**Prompt**
Retype the opening lines of the listing below, ending with the line that contains "3) -- (8, 846);", and leave out any pictures.

# # # # # # #

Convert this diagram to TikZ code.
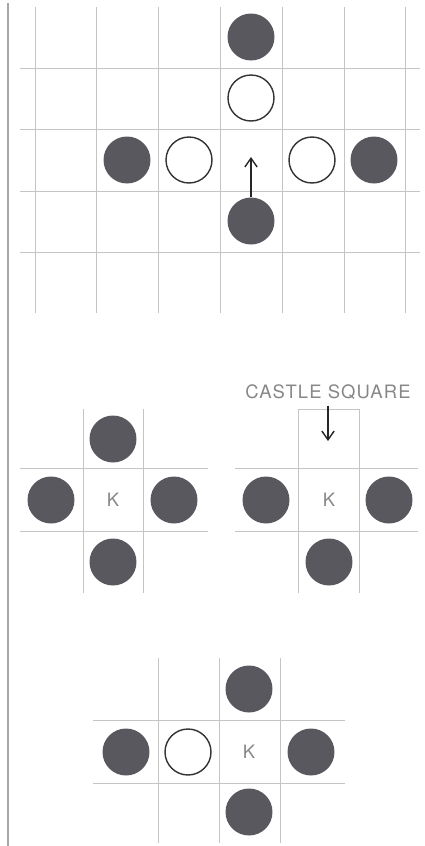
\documentclass[tikz,border=0pt]{standalone}
\usepackage{fontspec}
\usepackage{tikz}
\usetikzlibrary{positioning, arrows.meta}
\usepackage{xcolor}
\newfontfamily\boardfont[LetterSpace=6]{TeX Gyre Heros}
\definecolor{stonegray}{RGB}{88, 88, 94}
\definecolor{gridgray}{RGB}{196, 196, 196}
\definecolor{labelgray}{RGB}{135, 135, 135}

\begin{document}
\begin{tikzpicture}[x=0.02cm, y=-0.02cm, >={Straight Barb[length=5pt, width=7pt]},
    black stone/.style={circle, fill=stonegray, minimum size=0.94cm, inner sep=0pt},
    white stone/.style={circle, draw=black!80, line width=0.8pt, fill=white, minimum size=0.92cm, inner sep=0pt},
    gridline/.style={gridgray, line width=0.5pt},
    kinglabel/.style={font=\fontsize{10.5}{12}\selectfont\boardfont, text=labelgray}]
  \useasboundingbox (0, 0) rectangle (425, 846);
  \draw[black!35, line width=0.6pt] (8, 3) -- (8, 846);

  % capture in the open
  \foreach \x in {35, 96.8, 158.6, 220.4, 282.2, 344, 405.8}
    \draw[gridline] (\x, 7) -- (\x, 313);
  \foreach \y in {68, 129, 191, 252}
    \draw[gridline] (20, \y) -- (420, \y);
  \node[black stone] (b1) at (251, 37)  {};
  \node[white stone] (w1) at (251, 98)  {};
  \node[black stone] (b2) at (127, 160) {};
  \node[white stone] (w2) at (189, 160) {};
  \node[white stone] (w3) at (312, 160) {};
  \node[black stone] (b3) at (374, 160) {};
  \node[black stone] (b4) at (251, 221) {};
  \coordinate (mv) at (251, 157);
  \draw[->, black!85, line width=0.8pt] (b4) -- (mv);

  % king surrounded
  \foreach \x in {83, 143}
    \draw[gridline] (\x, 409) -- (\x, 593);
  \foreach \y in {468, 531}
    \draw[gridline] (20, \y) -- (208, \y);
  \node[kinglabel]   (k1) at (113, 500) {K};
  \node[black stone] (n1) at (113, 439) {};
  \node[black stone] (e1) at (174, 500) {};
  \node[black stone] (s1) at (113, 562) {};
  \node[black stone] (q1) at (51, 500)  {};

  % king next to the castle
  \draw[gridline] (298, 593) -- (298, 409) -- (359, 409) -- (359, 593);
  \foreach \y in {468, 531}
    \draw[gridline] (235, \y) -- (418, \y);
  \node[kinglabel]   (k2) at (329, 500) {K};
  \node[black stone] (e2) at (389, 500) {};
  \node[black stone] (s2) at (329, 562) {};
  \node[black stone] (q2) at (266, 500) {};
  \node[kinglabel] (cs) at (328, 392) {CASTLE SQUARE};
  \coordinate (ct) at (328, 441);
  \draw[->, black!85, line width=0.8pt] (cs.south -| ct) -- (ct);

  % king on the edge of the board
  \foreach \x in {158, 219, 280}
    \draw[gridline] (\x, 658) -- (\x, 843);
  \foreach \y in {720, 783}
    \draw[gridline] (93, \y) -- (345, \y);
  \node[kinglabel]   (k3) at (249, 752) {K};
  \node[black stone] (n3) at (249, 689) {};
  \node[black stone] (e3) at (311, 752) {};
  \node[black stone] (s3) at (249, 812) {};
  \node[white stone] (w4) at (188, 752) {};
  \node[black stone] (q3) at (126, 752) {};
\end{tikzpicture}
\end{document}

# # # # # # #

**Solution**
Convert this diagram to TikZ code.
\documentclass[tikz,border=0pt]{standalone}
\usepackage{fontspec}
\usepackage{tikz}
\usetikzlibrary{positioning, arrows.meta}
\usepackage{xcolor}
\newfontfamily\boardfont[LetterSpace=6]{TeX Gyre Heros}
\definecolor{stonegray}{RGB}{88, 88, 94}
\definecolor{gridgray}{RGB}{196, 196, 196}
\definecolor{labelgray}{RGB}{135, 135, 135}

\begin{document}
\begin{tikzpicture}[x=0.02cm, y=-0.02cm, >={Straight Barb[length=5pt, width=7pt]},
    black stone/.style={circle, fill=stonegray, minimum size=0.94cm, inner sep=0pt},
    white stone/.style={circle, draw=black!80, line width=0.8pt, fill=white, minimum size=0.92cm, inner sep=0pt},
    gridline/.style={gridgray, line width=0.5pt},
    kinglabel/.style={font=\fontsize{10.5}{12}\selectfont\boardfont, text=labelgray}]
  \useasboundingbox (0, 0) rectangle (425, 846);
  \draw[black!35, line width=0.6pt] (8, 3) -- (8, 846);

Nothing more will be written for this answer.